# TO BE DONE
Leave out any picture and return the remaining listing below exactly as given.
****
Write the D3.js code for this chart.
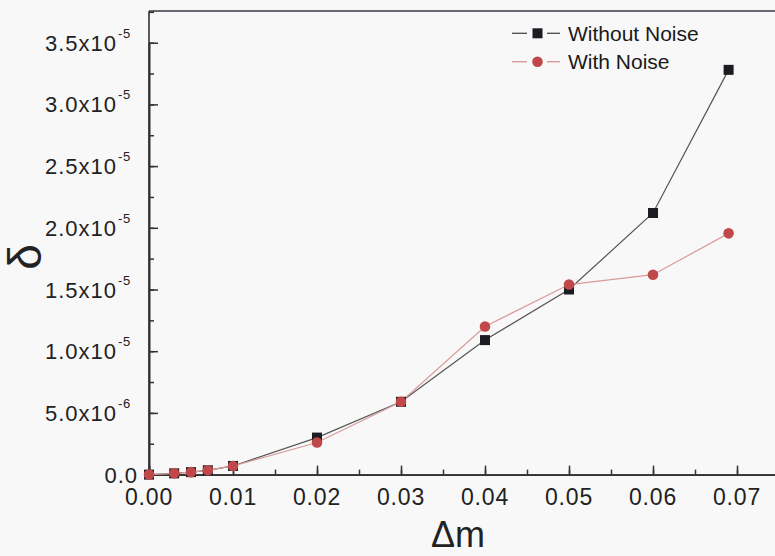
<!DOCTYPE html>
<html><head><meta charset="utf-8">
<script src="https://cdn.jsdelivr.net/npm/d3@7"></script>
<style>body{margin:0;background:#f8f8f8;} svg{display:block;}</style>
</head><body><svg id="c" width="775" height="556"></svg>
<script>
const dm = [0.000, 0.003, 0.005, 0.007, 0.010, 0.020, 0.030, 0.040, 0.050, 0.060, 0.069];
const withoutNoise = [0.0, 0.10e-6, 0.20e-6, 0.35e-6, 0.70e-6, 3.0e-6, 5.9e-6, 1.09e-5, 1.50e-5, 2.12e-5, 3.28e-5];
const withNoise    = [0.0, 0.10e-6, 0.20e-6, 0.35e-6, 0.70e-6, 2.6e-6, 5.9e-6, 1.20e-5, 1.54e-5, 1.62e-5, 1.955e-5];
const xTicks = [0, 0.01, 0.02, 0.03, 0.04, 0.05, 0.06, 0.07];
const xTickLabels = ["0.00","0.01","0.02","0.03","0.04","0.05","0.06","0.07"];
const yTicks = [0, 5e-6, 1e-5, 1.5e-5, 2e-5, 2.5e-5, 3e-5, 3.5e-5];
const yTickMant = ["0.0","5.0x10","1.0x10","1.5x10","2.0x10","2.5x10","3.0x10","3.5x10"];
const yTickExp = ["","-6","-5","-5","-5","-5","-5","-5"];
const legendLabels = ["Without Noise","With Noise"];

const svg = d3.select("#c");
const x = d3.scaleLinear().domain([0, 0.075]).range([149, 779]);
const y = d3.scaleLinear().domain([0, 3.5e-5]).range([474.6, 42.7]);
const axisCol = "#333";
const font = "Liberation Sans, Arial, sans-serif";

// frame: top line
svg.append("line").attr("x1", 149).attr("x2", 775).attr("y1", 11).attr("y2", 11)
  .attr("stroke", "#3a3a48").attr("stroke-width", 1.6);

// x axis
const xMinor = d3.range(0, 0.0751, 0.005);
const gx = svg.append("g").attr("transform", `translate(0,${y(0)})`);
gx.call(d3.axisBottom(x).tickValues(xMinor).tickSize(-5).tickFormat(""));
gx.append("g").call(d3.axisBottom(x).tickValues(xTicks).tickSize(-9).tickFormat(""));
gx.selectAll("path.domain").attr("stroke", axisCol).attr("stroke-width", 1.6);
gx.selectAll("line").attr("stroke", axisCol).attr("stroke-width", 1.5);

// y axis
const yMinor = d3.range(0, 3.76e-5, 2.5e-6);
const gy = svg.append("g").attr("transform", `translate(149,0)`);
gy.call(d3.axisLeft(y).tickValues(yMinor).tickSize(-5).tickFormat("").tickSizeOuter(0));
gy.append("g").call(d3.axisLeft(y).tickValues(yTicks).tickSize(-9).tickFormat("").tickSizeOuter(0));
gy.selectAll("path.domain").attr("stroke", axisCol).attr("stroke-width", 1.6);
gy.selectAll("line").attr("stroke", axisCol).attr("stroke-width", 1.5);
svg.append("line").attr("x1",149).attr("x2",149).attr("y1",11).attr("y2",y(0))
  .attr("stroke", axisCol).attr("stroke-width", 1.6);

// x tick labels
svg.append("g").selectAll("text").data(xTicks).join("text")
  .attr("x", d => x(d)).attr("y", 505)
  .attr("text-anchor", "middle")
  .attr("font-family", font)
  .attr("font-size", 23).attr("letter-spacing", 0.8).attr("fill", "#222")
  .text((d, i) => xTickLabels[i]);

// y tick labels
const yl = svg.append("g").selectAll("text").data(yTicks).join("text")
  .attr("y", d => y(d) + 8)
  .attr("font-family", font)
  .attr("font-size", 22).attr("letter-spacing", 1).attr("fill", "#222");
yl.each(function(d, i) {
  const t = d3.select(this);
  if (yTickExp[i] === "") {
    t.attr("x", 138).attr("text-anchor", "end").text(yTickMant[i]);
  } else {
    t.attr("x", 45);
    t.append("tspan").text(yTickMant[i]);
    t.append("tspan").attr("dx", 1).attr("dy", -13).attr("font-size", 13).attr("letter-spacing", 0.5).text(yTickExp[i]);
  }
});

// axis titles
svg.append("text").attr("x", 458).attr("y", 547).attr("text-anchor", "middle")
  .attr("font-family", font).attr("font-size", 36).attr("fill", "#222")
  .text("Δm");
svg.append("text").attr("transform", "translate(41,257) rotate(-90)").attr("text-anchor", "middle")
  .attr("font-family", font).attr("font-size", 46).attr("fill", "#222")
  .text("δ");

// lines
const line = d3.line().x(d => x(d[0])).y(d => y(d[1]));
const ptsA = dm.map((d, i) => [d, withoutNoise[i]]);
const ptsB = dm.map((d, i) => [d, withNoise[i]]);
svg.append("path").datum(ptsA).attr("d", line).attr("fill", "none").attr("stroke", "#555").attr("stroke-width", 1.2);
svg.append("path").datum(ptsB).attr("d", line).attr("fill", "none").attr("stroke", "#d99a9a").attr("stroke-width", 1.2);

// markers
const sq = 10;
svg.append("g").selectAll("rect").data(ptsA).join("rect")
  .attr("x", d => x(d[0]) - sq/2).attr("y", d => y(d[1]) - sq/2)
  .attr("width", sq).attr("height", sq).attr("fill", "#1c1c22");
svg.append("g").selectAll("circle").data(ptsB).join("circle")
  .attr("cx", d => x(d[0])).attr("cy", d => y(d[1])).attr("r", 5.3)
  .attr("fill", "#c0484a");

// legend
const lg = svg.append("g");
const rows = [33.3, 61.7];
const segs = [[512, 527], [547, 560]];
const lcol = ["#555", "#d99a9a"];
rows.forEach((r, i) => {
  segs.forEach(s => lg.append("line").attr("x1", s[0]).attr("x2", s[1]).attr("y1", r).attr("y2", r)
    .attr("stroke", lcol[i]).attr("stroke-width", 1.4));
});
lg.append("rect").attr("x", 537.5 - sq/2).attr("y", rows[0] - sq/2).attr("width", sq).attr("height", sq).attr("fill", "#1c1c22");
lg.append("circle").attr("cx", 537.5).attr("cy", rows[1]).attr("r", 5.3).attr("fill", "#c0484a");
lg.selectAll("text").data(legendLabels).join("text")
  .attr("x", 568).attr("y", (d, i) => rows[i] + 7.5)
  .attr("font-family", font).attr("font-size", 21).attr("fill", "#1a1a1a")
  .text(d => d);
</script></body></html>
****
# EXERCISE ANSWER
Write the D3.js code for this chart.
<!DOCTYPE html>
<html><head><meta charset="utf-8">
<script src="https://cdn.jsdelivr.net/npm/d3@7"></script>
<style>body{margin:0;background:#f8f8f8;} svg{display:block;}</style>
</head><body><svg id="c" width="775" height="556"></svg>
<script>
const dm = [0.000, 0.003, 0.005, 0.007, 0.010, 0.020, 0.030, 0.040, 0.050, 0.060, 0.069];
const withoutNoise = [0.0, 0.10e-6, 0.20e-6, 0.35e-6, 0.70e-6, 3.0e-6, 5.9e-6, 1.09e-5, 1.50e-5, 2.12e-5, 3.28e-5];
const withNoise    = [0.0, 0.10e-6, 0.20e-6, 0.35e-6, 0.70e-6, 2.6e-6, 5.9e-6, 1.20e-5, 1.54e-5, 1.62e-5, 1.955e-5];
const xTicks = [0, 0.01, 0.02, 0.03, 0.04, 0.05, 0.06, 0.07];
const xTickLabels = ["0.00","0.01","0.02","0.03","0.04","0.05","0.06","0.07"];
const yTicks = [0, 5e-6, 1e-5, 1.5e-5, 2e-5, 2.5e-5, 3e-5, 3.5e-5];
const yTickMant = ["0.0","5.0x10","1.0x10","1.5x10","2.0x10","2.5x10","3.0x10","3.5x10"];
const yTickExp = ["","-6","-5","-5","-5","-5","-5","-5"];
const legendLabels = ["Without Noise","With Noise"];

const svg = d3.select("#c");
const x = d3.scaleLinear().domain([0, 0.075]).range([149, 779]);
const y = d3.scaleLinear().domain([0, 3.5e-5]).range([474.6, 42.7]);
const axisCol = "#333";
const font = "Liberation Sans, Arial, sans-serif";

// frame: top line
svg.append("line").attr("x1", 149).attr("x2", 775).attr("y1", 11).attr("y2", 11)
  .attr("stroke", "#3a3a48").attr("stroke-width", 1.6);

// x axis
const xMinor = d3.range(0, 0.0751, 0.005);
const gx = svg.append("g").attr("transform", `translate(0,${y(0)})`);
gx.call(d3.axisBottom(x).tickValues(xMinor).tickSize(-5).tickFormat(""));
gx.append("g").call(d3.axisBottom(x).tickValues(xTicks).tickSize(-9).tickFormat(""));
gx.selectAll("path.domain").attr("stroke", axisCol).attr("stroke-width", 1.6);
gx.selectAll("line").attr("stroke", axisCol).attr("stroke-width", 1.5);

// y axis
const yMinor = d3.range(0, 3.76e-5, 2.5e-6);
const gy = svg.append("g").attr("transform", `translate(149,0)`);
gy.call(d3.axisLeft(y).tickValues(yMinor).tickSize(-5).tickFormat("").tickSizeOuter(0));
gy.append("g").call(d3.axisLeft(y).tickValues(yTicks).tickSize(-9).tickFormat("").tickSizeOuter(0));
gy.selectAll("path.domain").attr("stroke", axisCol).attr("stroke-width", 1.6);
gy.selectAll("line").attr("stroke", axisCol).attr("stroke-width", 1.5);
svg.append("line").attr("x1",149).attr("x2",149).attr("y1",11).attr("y2",y(0))
  .attr("stroke", axisCol).attr("stroke-width", 1.6);

// x tick labels
svg.append("g").selectAll("text").data(xTicks).join("text")
  .attr("x", d => x(d)).attr("y", 505)
  .attr("text-anchor", "middle")
  .attr("font-family", font)
  .attr("font-size", 23).attr("letter-spacing", 0.8).attr("fill", "#222")
  .text((d, i) => xTickLabels[i]);

// y tick labels
const yl = svg.append("g").selectAll("text").data(yTicks).join("text")
  .attr("y", d => y(d) + 8)
  .attr("font-family", font)
  .attr("font-size", 22).attr("letter-spacing", 1).attr("fill", "#222");
yl.each(function(d, i) {
  const t = d3.select(this);
  if (yTickExp[i] === "") {
    t.attr("x", 138).attr("text-anchor", "end").text(yTickMant[i]);
  } else {
    t.attr("x", 45);
    t.append("tspan").text(yTickMant[i]);
    t.append("tspan").attr("dx", 1).attr("dy", -13).attr("font-size", 13).attr("letter-spacing", 0.5).text(yTickExp[i]);
  }
});

// axis titles
svg.append("text").attr("x", 458).attr("y", 547).attr("text-anchor", "middle")
  .attr("font-family", font).attr("font-size", 36).attr("fill", "#222")
  .text("Δm");
svg.append("text").attr("transform", "translate(41,257) rotate(-90)").attr("text-anchor", "middle")
  .attr("font-family", font).attr("font-size", 46).attr("fill", "#222")
  .text("δ");

// lines
const line = d3.line().x(d => x(d[0])).y(d => y(d[1]));
const ptsA = dm.map((d, i) => [d, withoutNoise[i]]);
const ptsB = dm.map((d, i) => [d, withNoise[i]]);
svg.append("path").datum(ptsA).attr("d", line).attr("fill", "none").attr("stroke", "#555").attr("stroke-width", 1.2);
svg.append("path").datum(ptsB).attr("d", line).attr("fill", "none").attr("stroke", "#d99a9a").attr("stroke-width", 1.2);

// markers
const sq = 10;
svg.append("g").selectAll("rect").data(ptsA).join("rect")
  .attr("x", d => x(d[0]) - sq/2).attr("y", d => y(d[1]) - sq/2)
  .attr("width", sq).attr("height", sq).attr("fill", "#1c1c22");
svg.append("g").selectAll("circle").data(ptsB).join("circle")
  .attr("cx", d => x(d[0])).attr("cy", d => y(d[1])).attr("r", 5.3)
  .attr("fill", "#c0484a");

// legend
const lg = svg.append("g");
const rows = [33.3, 61.7];
const segs = [[512, 527], [547, 560]];
const lcol = ["#555", "#d99a9a"];
rows.forEach((r, i) => {
  segs.forEach(s => lg.append("line").attr("x1", s[0]).attr("x2", s[1]).attr("y1", r).attr("y2", r)
    .attr("stroke", lcol[i]).attr("stroke-width", 1.4));
});
lg.append("rect").attr("x", 537.5 - sq/2).attr("y", rows[0] - sq/2).attr("width", sq).attr("height", sq).attr("fill", "#1c1c22");
lg.append("circle").attr("cx", 537.5).attr("cy", rows[1]).attr("r", 5.3).attr("fill", "#c0484a");
lg.selectAll("text").data(legendLabels).join("text")
  .attr("x", 568).attr("y", (d, i) => rows[i] + 7.5)
  .attr("font-family", font).attr("font-size", 21).attr("fill", "#1a1a1a")
  .text(d => d);
</script></body></html>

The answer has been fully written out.